Après une année d’agitations, de discussions animées et d’espérances confuses, la seconde République sortit tout armée d’un éclat de tonnerre.

Un coup de fusil tiré par mégarde, ou parti par l’imprudence d’un soldat, fut le signal de la lutte. Vingt-quatre heures après, il n’y avait plus ni royauté, ni assemblée : dans la salle des députés de la nation, il y avait une foule noire encore de la poudre et ivre de l’ardeur du combat ; dehors, tout un peuple en armes, exaspéré de son sang versé, rendu audacieux par sa subite victoire. Il n’y avait plus de gouvernement, il y avait un peuple. C’était un interrègne, un de ces moments dans le siècle où tout ce qui semblait affermi est ébranlé, tout ce qui était établi, renversé, où il n’y a plus de loi que la conscience universelle : détour sombre de leur destinée où le temps semble attendre les peuples pour les juger d’après leurs actes, les mettre face à face avec leurs vertus et leurs faiblesses, et les instruire à l’avenir.

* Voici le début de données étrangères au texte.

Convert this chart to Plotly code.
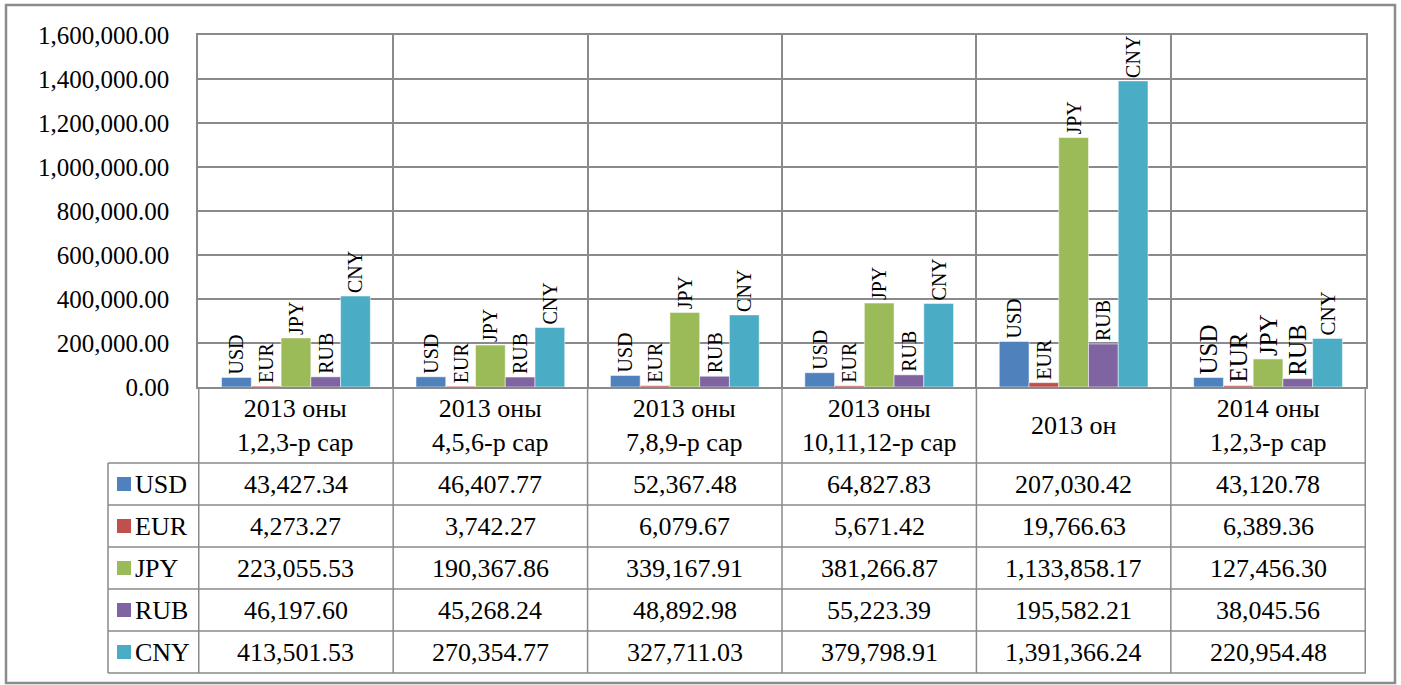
import plotly.graph_objects as go

# ---------------- data ----------------
categories = ["2013 оны<br>1,2,3-р сар", "2013 оны<br>4,5,6-р сар", "2013 оны<br>7,8,9-р сар",
              "2013 оны<br>10,11,12-р сар", "2013 он", "2014 оны<br>1,2,3-р сар"]
series_names = ["USD", "EUR", "JPY", "RUB", "CNY"]
usd = [43427.34, 46407.77, 52367.48, 64827.83, 207030.42, 43120.78]
eur = [4273.27, 3742.27, 6079.67, 5671.42, 19766.63, 6389.36]
jpy = [223055.53, 190367.86, 339167.91, 381266.87, 1133858.17, 127456.30]
rub = [46197.60, 45268.24, 48892.98, 55223.39, 195582.21, 38045.56]
cny = [413501.53, 270354.77, 327711.03, 379798.91, 1391366.24, 220954.48]
y_ticks = [0, 200000, 400000, 600000, 800000, 1000000, 1200000, 1400000, 1600000]

# ---------------- styles ----------------
colors = ["#4F81BD", "#C0504D", "#9BBB59", "#8064A2", "#4BACC6"]
label_sizes = {
    "USD": [20, 20, 20, 20, 20, 25],
    "EUR": [20, 20, 20, 20, 20, 25],
    "JPY": [20, 20, 20, 20, 20, 25],
    "RUB": [20, 20, 20, 20, 20, 25],
    "CNY": [20, 20, 20, 20, 20, 21],
}
GRID = "#8A8A8A"
FONT = "Liberation Serif"
TABLE_FS = 26
W, H = 1401, 685
PLOT_L, PLOT_R, PLOT_T, PLOT_B = 198, 1366, 35, 387
TAB_L, HEAD_B, ROW_H = 108, 463, 42


def px(x):
    return x / W


def py(y):
    return (H - y) / H


all_series = [usd, eur, jpy, rub, cny]
fig = go.Figure()
for name, vals, col in zip(series_names, all_series, colors):
    fig.add_trace(go.Bar(
        x=categories, y=vals, name=name,
        marker=dict(color=col, line=dict(color="rgba(255,255,255,0.5)", width=1)),
        text=[name] * len(vals), textposition="outside", textangle=-90,
        textfont=dict(family=FONT, size=label_sizes[name], color="black"),
        constraintext="none", cliponaxis=False, showlegend=False,
        hoverinfo="x+y+name",
    ))

shapes = []
annotations = []
n_rows = len(series_names)
tab_bottom = HEAD_B + ROW_H * n_rows

# header row (category names)
for c in categories:
    annotations.append(dict(xref="x", yref="paper", x=c, y=py((PLOT_B + HEAD_B) / 2 + 1),
                            text=c, showarrow=False, yanchor="middle",
                            font=dict(family=FONT, size=TABLE_FS, color="black")))

# data rows
for r, (name, vals, col) in enumerate(zip(series_names, all_series, colors)):
    yc = HEAD_B + ROW_H * r + ROW_H / 2
    for c, v in zip(categories, vals):
        annotations.append(dict(xref="x", yref="paper", x=c, y=py(yc),
                                text=f"{v:,.2f}", showarrow=False, yanchor="middle",
                                font=dict(family=FONT, size=TABLE_FS, color="black")))
    annotations.append(dict(xref="paper", yref="paper", x=px(133), y=py(yc),
                            text=name, showarrow=False, xanchor="left", yanchor="middle",
                            font=dict(family=FONT, size=TABLE_FS, color="black")))
    shapes.append(dict(type="rect", xref="paper", yref="paper",
                       x0=px(117), x1=px(131), y0=py(yc + 7), y1=py(yc - 7),
                       fillcolor=col, line=dict(width=0)))

# table grid lines
for r in range(n_rows + 1):
    yy = HEAD_B + ROW_H * r
    shapes.append(dict(type="line", xref="paper", yref="paper", x0=px(TAB_L), x1=px(PLOT_R),
                       y0=py(yy), y1=py(yy), line=dict(color=GRID, width=1.5)))
shapes.append(dict(type="line", xref="paper", yref="paper", x0=px(TAB_L), x1=px(TAB_L),
                   y0=py(HEAD_B), y1=py(tab_bottom), line=dict(color=GRID, width=1.5)))
for i in range(len(categories) + 1):
    shapes.append(dict(type="line", xref="x", yref="paper", x0=i - 0.5, x1=i - 0.5,
                       y0=py(PLOT_B), y1=py(tab_bottom), line=dict(color=GRID, width=1.5)))

# outer frame
shapes.append(dict(type="rect", xref="paper", yref="paper",
                   x0=px(6), x1=px(1395), y0=py(683), y1=py(5),
                   line=dict(color="#8C8C8C", width=2.5), layer="below"))

fig.update_layout(
    width=W, height=H, margin=dict(l=0, r=0, t=0, b=0, pad=0, autoexpand=False),
    paper_bgcolor="white", plot_bgcolor="white",
    barmode="group", bargap=0.235, bargroupgap=0,
    font=dict(family=FONT, size=24, color="black"),
    xaxis=dict(domain=[px(PLOT_L), px(PLOT_R)], showticklabels=False, tickson="boundaries",
               showgrid=True, gridcolor=GRID, gridwidth=1.5, ticks="", automargin=False,
               showline=True, mirror=True, linecolor=GRID, linewidth=1.5),
    yaxis=dict(domain=[py(PLOT_B), py(PLOT_T)], range=[0, 1600000], automargin=False,
               tickvals=y_ticks, tickformat=",.2f", ticks="", ticklabelstandoff=22,
               tickfont=dict(family=FONT, size=25, color="black"),
               showgrid=True, gridcolor=GRID, gridwidth=1.5, zeroline=False,
               showline=True, mirror=True, linecolor=GRID, linewidth=1.5),
    shapes=shapes,
    annotations=annotations,
)

post = ("document.documentElement.style.margin='0';document.body.style.margin='0';"
        "document.body.style.padding='0';"
        "var d=document.getElementById('{plot_id}');"
        "d.parentElement.style.fontSize='0';d.parentElement.style.lineHeight='0';"
        "document.documentElement.style.overflow='hidden';")
fig.write_html("out.html", post_script=post, config={"displayModeBar": False})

Ce jour-là, le peuple et ses mandataires furent à la hauteur de la situation. La conscience de celui-là lui fut un frein plus puissant que les lois appuyées sur la force. Il n’y eut pas un crime commis par lui. Quelques hommes se mêlèrent à l’émeute pour verser le sang, comme la veille ils s’élançaient à l’incendie pour piller : hommes de proie qui surgissent de l’ombre dans les sinistres publics, mais non pas hommes du peuple. L’énergie, l’inspiration héroïque et toujours juste de ceux-ci en fit les chefs populaires de cette irrésistible manifestation qui, après une lutte victorieuse contre la monarchie, allait proclamer la République.